The term recession normally conjures images of financial fallout, unemployment, and panic. But an economic recession can actually create benefits as well. Here’s what you should know about the silver lining of every recession.
What is a Recession?
A recession is a period of significant economic decline. There have been 33 recessions throughout American history, each triggered by high-interest rates, high inflation, or both.
As prices rise, Americans struggle to borrow money or purchase the everyday goods and services they need, such as gasoline and groceries. Higher prices mean that wages don’t stretch as far, causing consumers to spend less. This type of overall slowdown reduces spending activity and sends a domino effect through the economy.
During a recession, that domino effect continues as companies layoff and furlough employees to save money and survive the storm. Meanwhile, the government debt rises in its attempt to stabilize the economy through measures such as unemployment and stimulus payments. The end result is a recession where most people suffer, but some people and organizations actually thrive.
Businesses that Benefit in a Recession
Discount Retailers, bankruptcy attorneys, and grocery stores have a history of thriving during economic recessions.
During the 2008-2009 recession, Dollar General stock rose more than 60%, making it the highest returning stock of the year.

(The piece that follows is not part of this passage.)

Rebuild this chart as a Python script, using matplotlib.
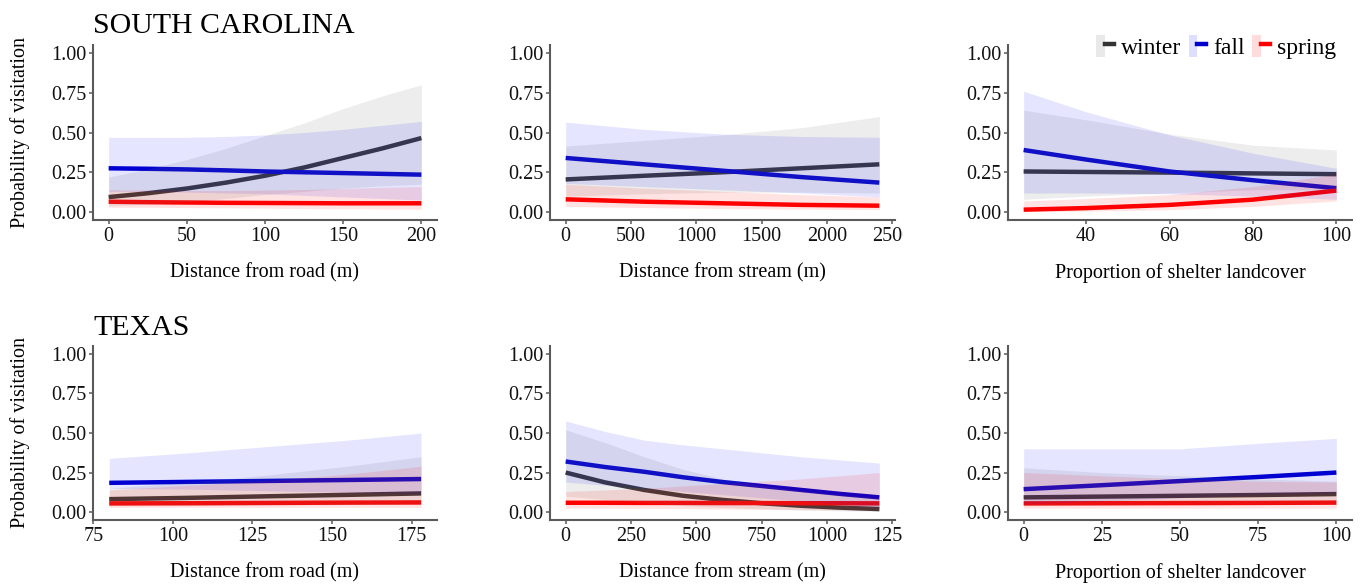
import matplotlib
matplotlib.use("Agg")
import matplotlib.pyplot as plt
from matplotlib.patches import Patch
from matplotlib.lines import Line2D
from matplotlib.legend_handler import HandlerTuple
from matplotlib.transforms import Bbox, TransformedBbox

plt.rcParams['font.family'] = ['Liberation Serif', 'DejaVu Serif']

# ---------------- data ----------------
seasons = ["winter", "fall", "spring"]
line_colors = {"winter": "#333333", "fall": "#0000cc", "spring": "#ff0000"}
fill_colors = {"winter": "#808080", "fall": "#0000ff", "spring": "#ff0000"}
fill_alpha = {"winter": 0.14, "fall": 0.10, "spring": 0.11}

state_titles = ["SOUTH CAROLINA", "TEXAS"]
x_labels = ["Distance from road (m)", "Distance from stream (m)", "Proportion of shelter landcover"]
y_label = "Probability of visitation"
y_ticks = [0.0, 0.25, 0.5, 0.75, 1.0]

# South Carolina - distance from road
sc_road_x = [0, 25, 50, 75, 100, 125, 150, 175, 200]
sc_road_winter = [0.094, 0.118, 0.148, 0.185, 0.228, 0.28, 0.34, 0.40, 0.465]
sc_road_winter_lo = [0.04, 0.05, 0.065, 0.085, 0.11, 0.13, 0.15, 0.165, 0.175]
sc_road_winter_hi = [0.22, 0.27, 0.33, 0.40, 0.48, 0.56, 0.65, 0.73, 0.80]
sc_road_fall = [0.275, 0.272, 0.268, 0.262, 0.255, 0.25, 0.245, 0.24, 0.235]
sc_road_fall_lo = [0.13, 0.13, 0.125, 0.12, 0.115, 0.105, 0.095, 0.085, 0.075]
sc_road_fall_hi = [0.47, 0.47, 0.47, 0.475, 0.485, 0.50, 0.52, 0.545, 0.57]
sc_road_spring = [0.065, 0.062, 0.06, 0.058, 0.057, 0.056, 0.055, 0.055, 0.055]
sc_road_spring_lo = [0.03, 0.03, 0.028, 0.026, 0.024, 0.022, 0.02, 0.019, 0.018]
sc_road_spring_hi = [0.14, 0.138, 0.135, 0.135, 0.138, 0.142, 0.148, 0.155, 0.16]
sc_road_ticks = [0, 50, 100, 150, 200]

# South Carolina - distance from stream
sc_stream_x = [0, 600, 1200, 1800, 2400]
sc_stream_winter = [0.205, 0.228, 0.25, 0.275, 0.30]
sc_stream_winter_lo = [0.10, 0.115, 0.125, 0.125, 0.12]
sc_stream_winter_hi = [0.415, 0.45, 0.485, 0.53, 0.60]
sc_stream_fall = [0.34, 0.30, 0.26, 0.22, 0.185]
sc_stream_fall_lo = [0.18, 0.16, 0.14, 0.12, 0.095]
sc_stream_fall_hi = [0.565, 0.52, 0.49, 0.475, 0.47]
sc_stream_spring = [0.08, 0.065, 0.055, 0.045, 0.04]
sc_stream_spring_lo = [0.035, 0.028, 0.022, 0.018, 0.015]
sc_stream_spring_hi = [0.175, 0.15, 0.13, 0.11, 0.095]
sc_stream_ticks = [0, 500, 1000, 1500, 2000, 2500]

# South Carolina - shelter landcover
sc_shelter_x = [25, 40, 60, 80, 100]
sc_shelter_winter = [0.255, 0.252, 0.248, 0.243, 0.238]
sc_shelter_winter_lo = [0.08, 0.10, 0.12, 0.14, 0.14]
sc_shelter_winter_hi = [0.64, 0.58, 0.49, 0.42, 0.39]
sc_shelter_fall = [0.39, 0.33, 0.255, 0.20, 0.15]
sc_shelter_fall_lo = [0.12, 0.12, 0.115, 0.10, 0.08]
sc_shelter_fall_hi = [0.76, 0.63, 0.485, 0.37, 0.275]
sc_shelter_spring = [0.015, 0.025, 0.045, 0.078, 0.135]
sc_shelter_spring_lo = [0.003, 0.006, 0.015, 0.035, 0.07]
sc_shelter_spring_hi = [0.07, 0.085, 0.11, 0.16, 0.24]
sc_shelter_ticks = [40, 60, 80, 100]

# Texas - distance from road
tx_road_x = [80, 105, 130, 155, 178]
tx_road_winter = [0.082, 0.09, 0.10, 0.109, 0.118]
tx_road_winter_lo = [0.04, 0.042, 0.045, 0.048, 0.05]
tx_road_winter_hi = [0.15, 0.19, 0.235, 0.29, 0.35]
tx_road_fall = [0.185, 0.191, 0.197, 0.203, 0.209]
tx_road_fall_lo = [0.15, 0.145, 0.135, 0.125, 0.115]
tx_road_fall_hi = [0.34, 0.375, 0.415, 0.455, 0.50]
tx_road_spring = [0.055, 0.056, 0.058, 0.06, 0.061]
tx_road_spring_lo = [0.03, 0.03, 0.03, 0.03, 0.03]
tx_road_spring_hi = [0.14, 0.17, 0.20, 0.24, 0.29]
tx_road_ticks = [75, 100, 125, 150, 175]

# Texas - distance from stream
tx_stream_x = [0, 150, 300, 450, 600, 750, 900, 1050, 1200]
tx_stream_winter = [0.25, 0.188, 0.14, 0.103, 0.077, 0.056, 0.04, 0.028, 0.019]
tx_stream_winter_lo = [0.10, 0.08, 0.06, 0.04, 0.03, 0.02, 0.012, 0.008, 0.005]
tx_stream_winter_hi = [0.52, 0.44, 0.35, 0.27, 0.21, 0.17, 0.135, 0.11, 0.09]
tx_stream_fall = [0.32, 0.285, 0.255, 0.22, 0.19, 0.165, 0.14, 0.115, 0.093]
tx_stream_fall_lo = [0.19, 0.17, 0.15, 0.13, 0.11, 0.09, 0.07, 0.05, 0.03]
tx_stream_fall_hi = [0.576, 0.51, 0.455, 0.425, 0.40, 0.375, 0.35, 0.33, 0.31]
tx_stream_spring = [0.059, 0.059, 0.058, 0.058, 0.057, 0.057, 0.056, 0.056, 0.055]
tx_stream_spring_lo = [0.025, 0.024, 0.023, 0.022, 0.02, 0.018, 0.016, 0.014, 0.012]
tx_stream_spring_hi = [0.13, 0.14, 0.15, 0.165, 0.18, 0.195, 0.21, 0.23, 0.25]
tx_stream_ticks = [0, 250, 500, 750, 1000, 1250]

# Texas - shelter landcover
tx_shelter_x = [0, 25, 50, 75, 100]
tx_shelter_winter = [0.093, 0.098, 0.103, 0.108, 0.114]
tx_shelter_winter_lo = [0.04, 0.045, 0.05, 0.05, 0.05]
tx_shelter_winter_hi = [0.28, 0.25, 0.23, 0.21, 0.195]
tx_shelter_fall = [0.145, 0.17, 0.196, 0.222, 0.25]
tx_shelter_fall_lo = [0.05, 0.07, 0.09, 0.11, 0.12]
tx_shelter_fall_hi = [0.40, 0.40, 0.40, 0.435, 0.466]
tx_shelter_spring = [0.055, 0.056, 0.057, 0.058, 0.06]
tx_shelter_spring_lo = [0.025, 0.025, 0.025, 0.025, 0.025]
tx_shelter_spring_hi = [0.25, 0.23, 0.21, 0.195, 0.19]
tx_shelter_ticks = [0, 25, 50, 75, 100]

panels = [
    [
        (sc_road_x, {"winter": (sc_road_winter, sc_road_winter_lo, sc_road_winter_hi),
                     "fall": (sc_road_fall, sc_road_fall_lo, sc_road_fall_hi),
                     "spring": (sc_road_spring, sc_road_spring_lo, sc_road_spring_hi)},
         sc_road_ticks, (-10, 210)),
        (sc_stream_x, {"winter": (sc_stream_winter, sc_stream_winter_lo, sc_stream_winter_hi),
                       "fall": (sc_stream_fall, sc_stream_fall_lo, sc_stream_fall_hi),
                       "spring": (sc_stream_spring, sc_stream_spring_lo, sc_stream_spring_hi)},
         sc_stream_ticks, (-120, 2520)),
        (sc_shelter_x, {"winter": (sc_shelter_winter, sc_shelter_winter_lo, sc_shelter_winter_hi),
                        "fall": (sc_shelter_fall, sc_shelter_fall_lo, sc_shelter_fall_hi),
                        "spring": (sc_shelter_spring, sc_shelter_spring_lo, sc_shelter_spring_hi)},
         sc_shelter_ticks, (21.25, 103.75)),
    ],
    [
        (tx_road_x, {"winter": (tx_road_winter, tx_road_winter_lo, tx_road_winter_hi),
                     "fall": (tx_road_fall, tx_road_fall_lo, tx_road_fall_hi),
                     "spring": (tx_road_spring, tx_road_spring_lo, tx_road_spring_hi)},
         tx_road_ticks, (74.9, 183)),
        (tx_stream_x, {"winter": (tx_stream_winter, tx_stream_winter_lo, tx_stream_winter_hi),
                       "fall": (tx_stream_fall, tx_stream_fall_lo, tx_stream_fall_hi),
                       "spring": (tx_stream_spring, tx_stream_spring_lo, tx_stream_spring_hi)},
         tx_stream_ticks, (-60, 1260)),
        (tx_shelter_x, {"winter": (tx_shelter_winter, tx_shelter_winter_lo, tx_shelter_winter_hi),
                        "fall": (tx_shelter_fall, tx_shelter_fall_lo, tx_shelter_fall_hi),
                        "spring": (tx_shelter_spring, tx_shelter_spring_lo, tx_shelter_spring_hi)},
         tx_shelter_ticks, (-5, 105)),
    ],
]

# ---------------- layout ----------------
W, H = 1368, 585
fig = plt.figure(figsize=(W / 100, H / 100), dpi=100)

col_px = [(93, 437), (550, 895), (1008, 1352)]
row_px = [(45, 220), (346, 520)]
title_baseline_px = [33, 335]
xlabel_center_px = [273, 573]

spine_color = "#5a5a5a"
tick_fs = 14.5
label_fs = 14.5

for r, (top, bot) in enumerate(row_px):
    for c, (left, right) in enumerate(col_px):
        ax = fig.add_axes([left / W, 1 - bot / H, (right - left) / W, (bot - top) / H])
        x, series, ticks, xlim = panels[r][c]
        for s in seasons:
            y, lo, hi = series[s]
            ax.plot(x, y, color=line_colors[s], lw=3.2, zorder=2, solid_capstyle="butt")
        for s in seasons:
            y, lo, hi = series[s]
            ax.fill_between(x, lo, hi, color=fill_colors[s], alpha=fill_alpha[s], lw=0, zorder=3)
        ax.set_xlim(*xlim)
        ax.set_ylim(-0.05, 1.05)
        ax.set_xticks(ticks)
        ax.set_xticklabels([str(t) for t in ticks])
        ax.set_yticks(y_ticks)
        ax.set_yticklabels([f"{v:.2f}" for v in y_ticks])
        for sp in ["top", "right"]:
            ax.spines[sp].set_visible(False)
        for sp in ["left", "bottom"]:
            ax.spines[sp].set_color(spine_color)
            ax.spines[sp].set_linewidth(1.5)
        ax.tick_params(axis="both", direction="out", length=3, width=1.1, color=spine_color,
                       labelsize=tick_fs, labelcolor="#111111", pad=2)
        if c == 1:
            clipbox = TransformedBbox(Bbox([[0, 0], [903 / W, 1]]), fig.transFigure)
            for tk in ax.xaxis.get_major_ticks():
                tk.label1.set_clip_box(clipbox)
                tk.label1.set_clip_on(True)
        fig.text((left + right) / 2 / W, 1 - xlabel_center_px[r] / H, x_labels[c],
                 ha="center", va="center", fontsize=label_fs)
        if c == 0:
            fig.text(20 / W, 1 - (top + bot) / 2 / H, y_label, rotation=90,
                     ha="center", va="center", fontsize=label_fs)
            fig.text(left / W, 1 - title_baseline_px[r] / H, state_titles[r],
                     ha="left", va="baseline", fontsize=21.5)
        if r == 0 and c == 2:
            handles = [(Patch(facecolor=fill_colors[s], alpha=fill_alpha[s] + 0.03, lw=0),
                        Line2D([], [], color=line_colors[s], lw=3.2)) for s in seasons]
            ax.legend(handles, seasons, handler_map={tuple: HandlerTuple(ndivide=None, pad=0)},
                      ncol=3, loc="center right", bbox_to_anchor=(1336 / W, 1 - 47 / H),
                      bbox_transform=fig.transFigure, frameon=False, fontsize=17,
                      handlelength=0.75, handleheight=1.1, handletextpad=0.3,
                      columnspacing=0.3, borderpad=0, borderaxespad=0)

fig.savefig("out.png", dpi=100)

This pattern reflected the fact that consumers sought cheaper prices at discount stores during the uncertainty of the recession.
Bankruptcy attorneys also experience a surge in business during recessions, as businesses and individuals alike seek legal support for their financial problems. During the recession triggered by COVID-19, businesses like Pier 1, Gold’s Gym, and Neiman Marcus have all filed bankruptcy.
Grocery stores also enjoy a steady stream of customers during recession periods as people try to save money by trading restaurants for home-cooked meals.
How You Can Win a Recession
The best way to conquer a recession is to get strategic with your investments.
First, understand the dollar-cost averaging method of investing and start using it to your benefit. In good economic times, how much of a stock or investment does a single dollar buy you? If you invest $500 a month in mutual funds selling for $25 each, your contribution buys 20 shares.
However, if the price of each mutual fund drops to $12.50 during a recession, you can buy double the amount of mutual funds for the same price. When share prices rebound post-precession, your share prices will rise far higher than your cost basis, earning you a pretty profit.
This same principle can be applied to dividends as well. Consider purchasing stock in established, large-cap companies with strong records and cash flow. These companies are prepared to weather the economic storm and more likely to pay dividends. Even as share prices decline during a recession, you’ll earn dividend payments to boost your bank account during hard times.